### [COLLECTED DATA]

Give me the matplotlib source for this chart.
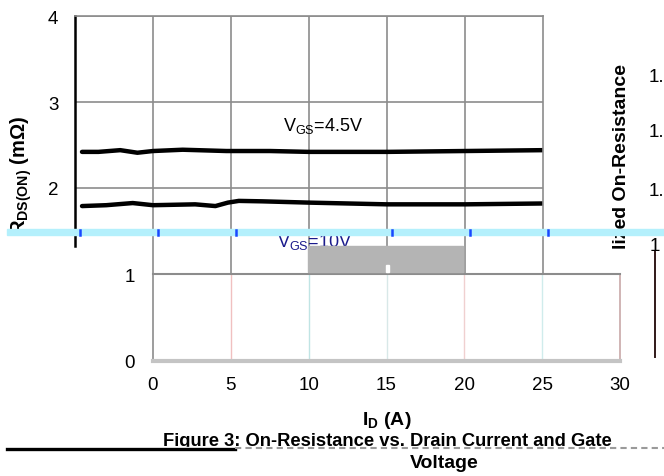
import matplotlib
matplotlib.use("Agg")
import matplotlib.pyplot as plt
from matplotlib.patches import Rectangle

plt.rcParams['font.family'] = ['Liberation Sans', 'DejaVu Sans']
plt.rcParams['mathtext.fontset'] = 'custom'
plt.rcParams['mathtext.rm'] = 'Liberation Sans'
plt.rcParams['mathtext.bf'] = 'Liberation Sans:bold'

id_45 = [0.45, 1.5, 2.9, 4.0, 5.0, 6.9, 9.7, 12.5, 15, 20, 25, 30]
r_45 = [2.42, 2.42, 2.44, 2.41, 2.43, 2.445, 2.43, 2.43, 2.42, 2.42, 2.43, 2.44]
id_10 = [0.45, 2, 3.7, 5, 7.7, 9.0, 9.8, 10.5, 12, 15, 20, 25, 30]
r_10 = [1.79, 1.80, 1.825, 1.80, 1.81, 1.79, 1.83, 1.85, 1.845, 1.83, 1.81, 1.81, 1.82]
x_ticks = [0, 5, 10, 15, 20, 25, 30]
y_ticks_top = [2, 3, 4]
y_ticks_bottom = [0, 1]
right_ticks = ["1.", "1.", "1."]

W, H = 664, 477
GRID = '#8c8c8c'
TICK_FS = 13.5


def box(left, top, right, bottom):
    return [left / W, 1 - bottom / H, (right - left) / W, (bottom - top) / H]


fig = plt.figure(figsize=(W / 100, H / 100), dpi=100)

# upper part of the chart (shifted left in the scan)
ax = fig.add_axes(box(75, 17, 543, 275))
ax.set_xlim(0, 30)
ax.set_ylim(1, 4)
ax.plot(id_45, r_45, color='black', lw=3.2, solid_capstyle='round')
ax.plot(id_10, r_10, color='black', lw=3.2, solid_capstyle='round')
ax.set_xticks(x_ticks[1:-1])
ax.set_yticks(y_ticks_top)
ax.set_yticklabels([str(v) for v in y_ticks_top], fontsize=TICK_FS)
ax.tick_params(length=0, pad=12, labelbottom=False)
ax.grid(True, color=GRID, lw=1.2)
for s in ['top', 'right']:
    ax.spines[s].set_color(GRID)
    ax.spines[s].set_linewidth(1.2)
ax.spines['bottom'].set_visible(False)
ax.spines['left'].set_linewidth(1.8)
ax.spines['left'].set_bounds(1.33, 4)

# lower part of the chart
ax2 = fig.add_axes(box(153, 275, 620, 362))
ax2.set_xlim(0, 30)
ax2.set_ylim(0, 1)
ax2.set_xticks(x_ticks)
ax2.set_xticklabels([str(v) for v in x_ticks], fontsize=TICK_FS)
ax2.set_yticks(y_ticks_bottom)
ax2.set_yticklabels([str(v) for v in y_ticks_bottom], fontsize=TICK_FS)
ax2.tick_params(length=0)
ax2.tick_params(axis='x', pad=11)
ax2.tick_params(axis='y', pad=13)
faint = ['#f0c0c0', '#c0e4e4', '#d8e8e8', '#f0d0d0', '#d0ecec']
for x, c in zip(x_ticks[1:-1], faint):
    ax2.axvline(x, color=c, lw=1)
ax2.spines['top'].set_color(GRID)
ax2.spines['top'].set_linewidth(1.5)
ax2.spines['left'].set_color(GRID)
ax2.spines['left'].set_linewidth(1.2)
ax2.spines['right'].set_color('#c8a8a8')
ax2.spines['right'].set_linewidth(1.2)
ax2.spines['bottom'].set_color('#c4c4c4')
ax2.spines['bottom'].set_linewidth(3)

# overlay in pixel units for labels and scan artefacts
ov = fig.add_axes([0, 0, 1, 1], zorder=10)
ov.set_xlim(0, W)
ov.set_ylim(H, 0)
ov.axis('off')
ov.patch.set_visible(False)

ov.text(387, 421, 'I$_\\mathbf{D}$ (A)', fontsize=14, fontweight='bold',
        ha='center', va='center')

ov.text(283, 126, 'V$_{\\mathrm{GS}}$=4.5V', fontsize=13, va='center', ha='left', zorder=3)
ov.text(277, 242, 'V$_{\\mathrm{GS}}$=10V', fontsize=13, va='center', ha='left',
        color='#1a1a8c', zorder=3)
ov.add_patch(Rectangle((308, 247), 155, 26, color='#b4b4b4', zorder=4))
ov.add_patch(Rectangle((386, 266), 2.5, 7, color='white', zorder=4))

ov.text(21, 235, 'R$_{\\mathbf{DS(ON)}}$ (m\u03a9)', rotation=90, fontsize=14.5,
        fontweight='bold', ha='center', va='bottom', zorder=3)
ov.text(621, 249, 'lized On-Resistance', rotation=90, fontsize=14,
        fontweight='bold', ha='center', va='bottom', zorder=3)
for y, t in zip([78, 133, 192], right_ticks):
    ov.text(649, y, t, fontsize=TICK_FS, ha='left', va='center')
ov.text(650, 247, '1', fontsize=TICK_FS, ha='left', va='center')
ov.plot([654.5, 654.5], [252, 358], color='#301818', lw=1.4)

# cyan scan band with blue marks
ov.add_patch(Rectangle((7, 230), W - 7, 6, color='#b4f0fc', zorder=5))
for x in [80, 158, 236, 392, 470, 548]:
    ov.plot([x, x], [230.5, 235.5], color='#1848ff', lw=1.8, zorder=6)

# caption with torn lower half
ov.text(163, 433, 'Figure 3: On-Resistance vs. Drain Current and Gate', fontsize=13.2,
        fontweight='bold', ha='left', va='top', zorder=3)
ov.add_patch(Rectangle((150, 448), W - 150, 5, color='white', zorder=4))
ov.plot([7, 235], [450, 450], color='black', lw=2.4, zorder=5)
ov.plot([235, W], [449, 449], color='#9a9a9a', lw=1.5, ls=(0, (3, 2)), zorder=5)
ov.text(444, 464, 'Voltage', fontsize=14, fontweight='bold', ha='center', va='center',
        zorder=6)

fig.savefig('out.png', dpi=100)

### [GIVEN REQUEST]
Extract the lines exactly, please: the first line of the listing, the line with "plt.rcParams['mathtext.bf'] = 'Liberation", and every line between them, but no pictures.

### [FINAL RESULT]
Give me the matplotlib source for this chart.
import matplotlib
matplotlib.use("Agg")
import matplotlib.pyplot as plt
from matplotlib.patches import Rectangle

plt.rcParams['font.family'] = ['Liberation Sans', 'DejaVu Sans']
plt.rcParams['mathtext.fontset'] = 'custom'
plt.rcParams['mathtext.rm'] = 'Liberation Sans'
plt.rcParams['mathtext.bf'] = 'Liberation Sans:bold'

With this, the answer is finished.